President Obama won in 2008 and has led Mitt Romney for much of the year in part because of his popularity with four key voting groups: blacks, Latinos, women and voters ages 18 to 29.
Will those blocs remain firmly behind the president on Nov. 6, even if Romney performs as strongly the rest of the campaign as he did in last week’s presidential debate? In polls conducted before the debate, the core of Obama’s leads in most of the battleground states came from these voters. In Florida, for example, a recent NBC News/Wall Street Journal/Marist College poll showed the president ahead by 17 points among Latinos. His lead among women was 17 points in Ohio, eight in Virginia. In North Carolina, the president was ahead by 52 points among voters under age 30.
If those groups stick with the president, it severely complicates Romney’s path to victory. The ex-governor must carry at least one of the four states mentioned above to win the election, and having such huge demographic gaps renders that almost impossible.
Romney has competed little for black votes, conceding them in the face of the president’s intense popularity in the African-American community. But Romney may have room for improvement in the other demographic groups.

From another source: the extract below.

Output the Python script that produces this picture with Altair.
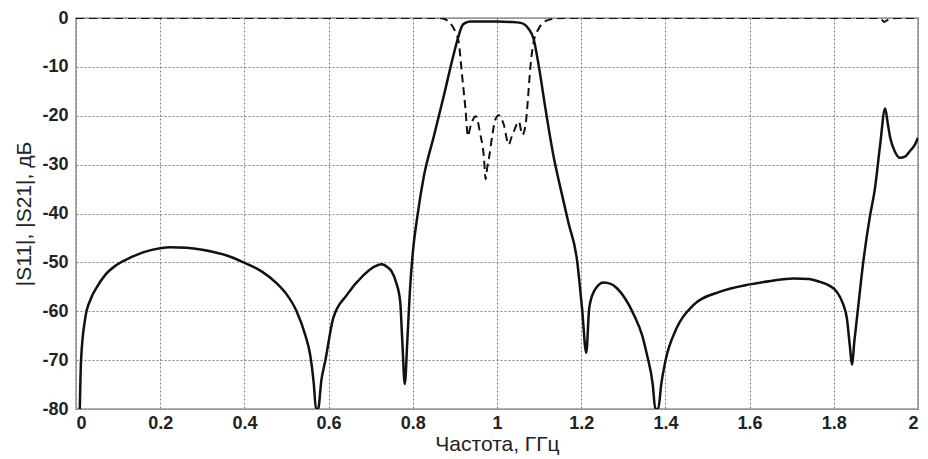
import altair as alt
import pandas as pd

# |S21| (solid)
freq_s21 = [0.009, 0.012, 0.022, 0.035, 0.050, 0.070, 0.097, 0.13, 0.161, 0.20, 0.224, 0.263, 0.30,
            0.358, 0.398, 0.44, 0.477, 0.50, 0.524, 0.545, 0.556, 0.565, 0.570, 0.575, 0.583, 0.592,
            0.611, 0.643, 0.683, 0.71, 0.726, 0.740, 0.750, 0.760, 0.770, 0.775, 0.781, 0.787, 0.793,
            0.80, 0.811, 0.826, 0.850, 0.874, 0.894, 0.909, 0.917, 0.925, 0.937, 1.0, 1.03,
            1.056, 1.075, 1.087, 1.099, 1.115, 1.135, 1.15, 1.17, 1.19, 1.202, 1.212, 1.219, 1.230,
            1.253, 1.27, 1.285, 1.305, 1.325, 1.345, 1.356, 1.370, 1.376, 1.383, 1.390, 1.400, 1.427,
            1.467, 1.530, 1.601, 1.65, 1.704, 1.74, 1.767, 1.790, 1.807, 1.822, 1.831, 1.838, 1.843,
            1.849, 1.855, 1.870, 1.885, 1.898, 1.910, 1.922, 1.928, 1.934, 1.945, 1.957, 1.97, 1.981,
            1.992, 2.0]
s21_db = [-80, -70, -61.4, -57.5, -55.0, -52.5, -50.5, -49.0, -47.9, -47.1, -46.9, -47.0, -47.4,
          -48.6, -50.0, -51.8, -54.3, -56.5, -60.0, -65.0, -68.8, -75, -80, -80, -74, -70.2,
          -61.4, -56.7, -52.6, -50.8, -50.4, -51.0, -51.9, -54, -58.0, -66, -74.9, -66, -56,
          -48, -40.5, -32.5, -24.2, -15.8, -8.5, -3.6, -1.6, -1.0, -0.7, -0.7, -0.8,
          -1.0, -2.2, -4.3, -9.7, -18.5, -28.6, -34.5, -42, -49.5, -59.4, -68.5, -59.4, -56.0,
          -54.1, -54.4, -55.3, -57.5, -60.7, -65, -68.8, -75, -80, -80, -75, -70.2, -63.4,
          -58.7, -56, -54.5, -53.8, -53.3, -53.4, -54, -54.8, -56, -58.5, -61.4, -67, -70.9,
          -66, -61.4, -49.9, -41, -34.7, -26, -18.5, -21.5, -24.5, -27.3, -28.6, -28.3, -27.2,
          -26, -24.5]

# |S11| (dashed)
freq_s11 = [0.0, 0.86, 0.875, 0.89, 0.902, 0.909, 0.917, 0.925, 0.931, 0.936, 0.941, 0.949, 0.954,
            0.959, 0.969, 0.973, 0.977, 0.981, 0.989, 0.996, 1.004, 1.010, 1.016, 1.028, 1.034,
            1.040, 1.052, 1.060, 1.068, 1.073, 1.079, 1.087, 1.099, 1.119, 1.14, 1.16, 1.90,
            1.912, 1.920, 1.926, 1.935, 1.95, 2.0]
s11_db = [0, 0, -0.2, -1.2, -3.0, -4.9, -11.7, -18.5, -24.2, -22.5, -21.2, -20.1, -21,
          -23.2, -28.6, -33, -30.5, -28.6, -23.9, -20.8, -19.9, -20.5, -21.8, -25.9, -24.5,
          -23.2, -21.2, -23.9, -21.8, -17.1, -10.3, -4.9, -2.2, -0.5, -0.1, 0, 0,
          -0.2, -0.8, -0.5, -0.1, 0, 0]

x_ticks = [0, 0.2, 0.4, 0.6, 0.8, 1.0, 1.2, 1.4, 1.6, 1.8, 2.0]
y_ticks = [-80, -70, -60, -50, -40, -30, -20, -10, 0]

df21 = pd.DataFrame({"f": freq_s21, "db": s21_db})
df11 = pd.DataFrame({"f": freq_s11, "db": s11_db})

plain = "'' + datum.value"

x_enc = alt.X("f:Q", scale=alt.Scale(domain=[0, 2], nice=False),
              axis=alt.Axis(values=x_ticks, labelExpr=plain, title="Частота, ГГц"))
y_enc = alt.Y("db:Q", scale=alt.Scale(domain=[-80, 0], nice=False),
              axis=alt.Axis(values=y_ticks, labelExpr=plain, title="|S11|, |S21|, дБ"))

s21 = alt.Chart(df21).mark_line(color="#111111", strokeWidth=2.5, clip=True,
                                interpolate="monotone").encode(x=x_enc, y=y_enc, order="f:Q")
s11 = alt.Chart(df11).mark_line(color="#111111", strokeWidth=2, strokeDash=[8, 5], clip=True,
                                interpolate="monotone").encode(x=x_enc, y=y_enc, order="f:Q")

chart = alt.layer(s21, s11).properties(
    width=842, height=391,
    autosize=alt.AutoSizeParams(type="none"),
    padding={"left": 68, "top": 10, "right": 2, "bottom": 48},
).configure_view(
    stroke="#b0b0b0", strokeWidth=2
).configure_axis(
    domain=False, ticks=False,
    grid=True, gridColor="#808080", gridDash=[2, 2], gridWidth=1,
    labelFont="Liberation Sans", labelFontSize=18, labelFontWeight="bold", labelColor="#222222",
    titleFont="Liberation Sans", titleFontSize=21, titleFontWeight="normal", titleColor="#222222",
).configure_axisX(
    labelPadding=5, titlePadding=1
).configure_axisY(
    labelPadding=8, titlePadding=7
)

chart.save("out.html", embed_options={"renderer": "svg", "actions": False})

For example, in 2008, Obama won young voters by 34 points, women by 13 points, and Hispanics by 36. But in 2004, Republicans did much better among these blocs, trailing by only nine among the youth, three with women and nine with Latinos. If Romney gets close to the 2004 margins, he would be the favorite to win the election.
Obama’s campaign, knowing how important these three groups are, has aggressively courted them throughout his four years in office, particularly this year. It was no accident that several of the major speakers at the Democratic National Convention were Latino or that the president has done many more interviews with Latino media outlets than African-American ones. Democrats tried to link the controversial “legitimate rape” comments of Missouri U.S. Senate candidate Todd Akin to the rest of the GOP in part to fire up women against Romney. The Obamas’ numerous appearances at college campuses in swing states are in part because polls suggest young people are less excited about him this election cycle than in 2008.
Romney has tried to compete for these groups as well, but his debate performance demonstrated his clearest path to gains with them. In the debate, unlike throughout much of his campaign, he forcefully (if not accurately at times) rebutted the charge that he is the candidate of the rich. Having a debate largely on economics allowed Romney to avoid talking about immigration, abortion or gay rights, issues on which the positions of Romney (and the broader GOP) are not in sync with these three blocs. (The Republican candidate, for example, is opposed to gay marriage, which most voters under 30 favor.)
The big unknown is if these groups are simply rabidly pro-Obama and/or anti-GOP, or persuadable.
Polling suggests that women with college degrees, for example, are overwhelmingly Democratic. But is this the same for women overall? And is it the same for Latinos? Latino activists are very frustrated with the GOP’s opposition to immigration reform that would make it easier for people who are not here legally to become citizens. Are rank and file Latino voters as concerned about that, and therefore absolutely in the camp of the candidate (Obama) who shares their position on this issue? Or will Romney’s message on the economy resonate now that he has articulated it better?
In some ways, this question gets at the heart of this campaign and politics in 2012. Does America have two coalitions, one that is more elderly and white, the other more black, brown and young, and the winner will be whichever shows up in bigger numbers on Election Day? Or is there a large segment of voters not really attached to their party and open to being influenced by either candidate?